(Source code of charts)
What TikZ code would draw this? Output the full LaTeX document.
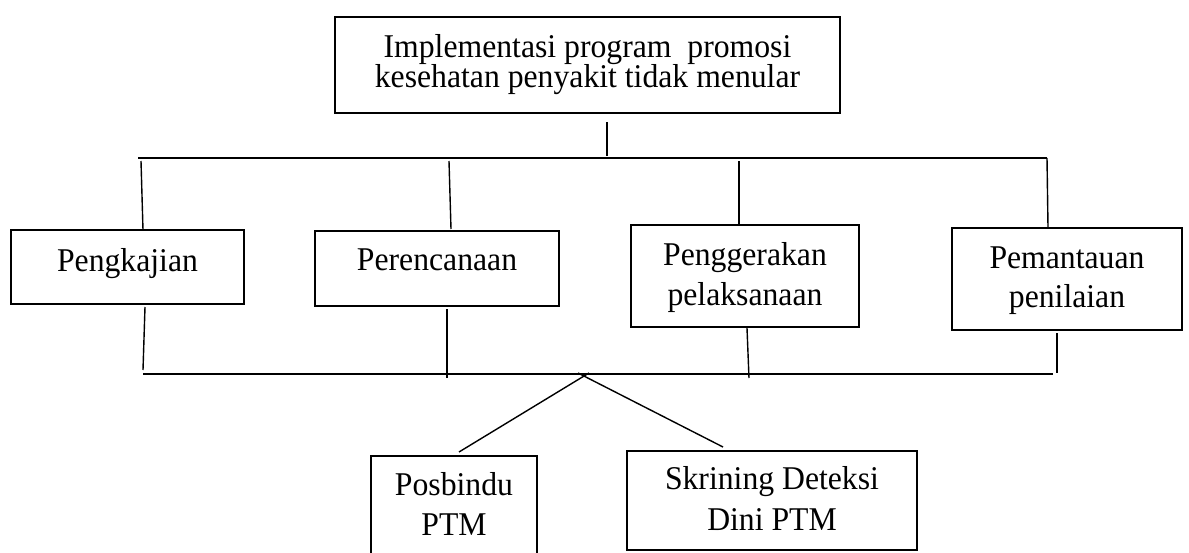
\documentclass[tikz,border=0pt]{standalone}
\usepackage{fontspec}
\setmainfont{Liberation Serif}[FakeStretch=0.955]
\begin{document}
\begin{tikzpicture}[x=0.5pt,y=-0.5pt,
  box/.style={draw, line width=1pt, rectangle, inner sep=0pt},
  conn/.style={line width=0.7pt},
  lbl/.style={anchor=base, inner sep=0pt, font=\fontsize{16.6}{18}\selectfont}]
\useasboundingbox (0,0) rectangle (1189,552);
\begin{scope}
\clip (0,0) rectangle (1189,552);
% boxes
\node[box, minimum width=252.5pt, minimum height=48pt] (top) at (587.5,65) {};
\node[box, minimum width=116.5pt, minimum height=37pt] (b1) at (127.5,267) {};
\node[box, minimum width=122pt, minimum height=37.5pt] (b2) at (437,268.5) {};
\node[box, minimum width=114pt, minimum height=51pt] (b3) at (745,276) {};
\node[box, minimum width=115pt, minimum height=51pt] (b4) at (1067,279) {};
\node[box, minimum width=83pt, minimum height=60pt] (c1) at (454,516) {};
\node[box, minimum width=145pt, minimum height=49.5pt] (c2) at (772,500.5) {};
% texts
\node[lbl] (t0a) at (587.5,57) {Implementasi program\ \ promosi};
\node[lbl] (t0b) at (587.5,87) {kesehatan penyakit tidak menular};
\node[lbl] (t1) at (127.5,271) {Pengkajian};
\node[lbl] (t2) at (437,270) {Perencanaan};
\node[lbl] (t3a) at (745,265) {Penggerakan};
\node[lbl] (t3b) at (745,305) {pelaksanaan};
\node[lbl] (t4a) at (1067,268) {Pemantauan};
\node[lbl] (t4b) at (1067,307) {penilaian};
\node[lbl] (t5a) at (454,495) {Posbindu};
\node[lbl] (t5b) at (454,535) {PTM};
\node[lbl] (t6a) at (772,489) {Skrining Deteksi};
\node[lbl] (t6b) at (772,530) {Dini PTM};
% connector points
\coordinate (s0a) at (607,122);
\coordinate (s0b) at (607,156);
\coordinate (hL) at (138,158);
\coordinate (hR) at (1047,158);
\coordinate (u1a) at (141,161); \coordinate (u1b) at (143,230);
\coordinate (u2a) at (449,161); \coordinate (u2b) at (451,229);
\coordinate (u3a) at (739,161); \coordinate (u3b) at (739,225);
\coordinate (u4a) at (1047,158); \coordinate (u4b) at (1048,227);
\coordinate (d1a) at (145,307); \coordinate (d1b) at (143,370);
\coordinate (d2a) at (447,309); \coordinate (d2b) at (447,378);
\coordinate (d3a) at (747,328); \coordinate (d3b) at (749,378);
\coordinate (d4a) at (1057,333); \coordinate (d4b) at (1057,373);
\coordinate (gL) at (143,374);
\coordinate (gR) at (1053,374);
\coordinate (xL) at (589,373); \coordinate (eL) at (459,452);
\coordinate (xR) at (578,373); \coordinate (eR) at (723,447);
% connectors
\draw[conn] (s0a) -- (s0b);
\draw[conn] (hL) -- (hR);
\draw[conn] (u1a) -- (u1b);
\draw[conn] (u2a) -- (u2b);
\draw[conn] (u3a) -- (u3b);
\draw[conn] (u4a) -- (u4b);
\draw[conn] (d1a) -- (d1b);
\draw[conn] (d2a) -- (d2b);
\draw[conn] (d3a) -- (d3b);
\draw[conn] (d4a) -- (d4b);
\draw[conn] (gL) -- (gR);
\draw[conn] (xL) -- (eL);
\draw[conn] (xR) -- (eR);
\end{scope}
\end{tikzpicture}
\end{document}
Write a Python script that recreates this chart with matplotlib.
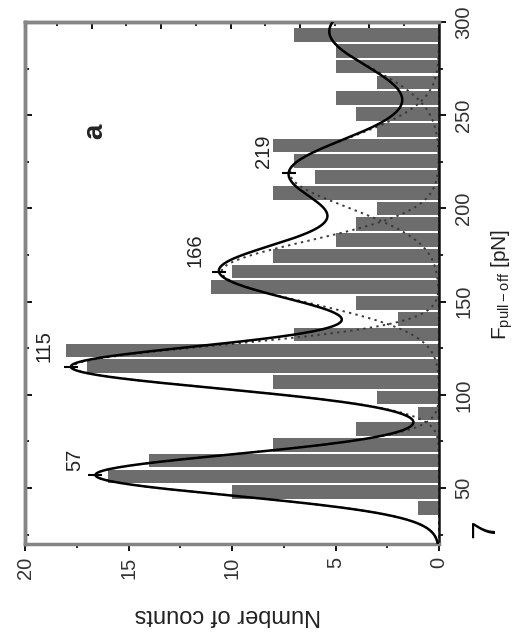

## What the exercise asks
Make an exact copy of the data above, pictures excluded.

## Response
What TikZ code would draw this? Output the full LaTeX document.
\documentclass[tikz,border=0pt]{standalone}
\usepackage{fontspec}
\setmainfont{Liberation Serif}[FakeStretch=0.955]
\begin{document}
\begin{tikzpicture}[x=0.5pt,y=-0.5pt,
  box/.style={draw, line width=1pt, rectangle, inner sep=0pt},
  conn/.style={line width=0.7pt},
  lbl/.style={anchor=base, inner sep=0pt, font=\fontsize{16.6}{18}\selectfont}]
\useasboundingbox (0,0) rectangle (1189,552);
\begin{scope}
\clip (0,0) rectangle (1189,552);
% boxes
\node[box, minimum width=252.5pt, minimum height=48pt] (top) at (587.5,65) {};
\node[box, minimum width=116.5pt, minimum height=37pt] (b1) at (127.5,267) {};
\node[box, minimum width=122pt, minimum height=37.5pt] (b2) at (437,268.5) {};
\node[box, minimum width=114pt, minimum height=51pt] (b3) at (745,276) {};
\node[box, minimum width=115pt, minimum height=51pt] (b4) at (1067,279) {};
\node[box, minimum width=83pt, minimum height=60pt] (c1) at (454,516) {};
\node[box, minimum width=145pt, minimum height=49.5pt] (c2) at (772,500.5) {};
% texts
\node[lbl] (t0a) at (587.5,57) {Implementasi program\ \ promosi};
\node[lbl] (t0b) at (587.5,87) {kesehatan penyakit tidak menular};
\node[lbl] (t1) at (127.5,271) {Pengkajian};
\node[lbl] (t2) at (437,270) {Perencanaan};
\node[lbl] (t3a) at (745,265) {Penggerakan};
\node[lbl] (t3b) at (745,305) {pelaksanaan};
\node[lbl] (t4a) at (1067,268) {Pemantauan};
\node[lbl] (t4b) at (1067,307) {penilaian};
\node[lbl] (t5a) at (454,495) {Posbindu};
\node[lbl] (t5b) at (454,535) {PTM};
\node[lbl] (t6a) at (772,489) {Skrining Deteksi};
\node[lbl] (t6b) at (772,530) {Dini PTM};
% connector points
\coordinate (s0a) at (607,122);
\coordinate (s0b) at (607,156);
\coordinate (hL) at (138,158);
\coordinate (hR) at (1047,158);
\coordinate (u1a) at (141,161); \coordinate (u1b) at (143,230);
\coordinate (u2a) at (449,161); \coordinate (u2b) at (451,229);
\coordinate (u3a) at (739,161); \coordinate (u3b) at (739,225);
\coordinate (u4a) at (1047,158); \coordinate (u4b) at (1048,227);
\coordinate (d1a) at (145,307); \coordinate (d1b) at (143,370);
\coordinate (d2a) at (447,309); \coordinate (d2b) at (447,378);
\coordinate (d3a) at (747,328); \coordinate (d3b) at (749,378);
\coordinate (d4a) at (1057,333); \coordinate (d4b) at (1057,373);
\coordinate (gL) at (143,374);
\coordinate (gR) at (1053,374);
\coordinate (xL) at (589,373); \coordinate (eL) at (459,452);
\coordinate (xR) at (578,373); \coordinate (eR) at (723,447);
% connectors
\draw[conn] (s0a) -- (s0b);
\draw[conn] (hL) -- (hR);
\draw[conn] (u1a) -- (u1b);
\draw[conn] (u2a) -- (u2b);
\draw[conn] (u3a) -- (u3b);
\draw[conn] (u4a) -- (u4b);
\draw[conn] (d1a) -- (d1b);
\draw[conn] (d2a) -- (d2b);
\draw[conn] (d3a) -- (d3b);
\draw[conn] (d4a) -- (d4b);
\draw[conn] (gL) -- (gR);
\draw[conn] (xL) -- (eL);
\draw[conn] (xR) -- (eR);
\end{scope}
\end{tikzpicture}
\end{document}
Write a Python script that recreates this chart with matplotlib.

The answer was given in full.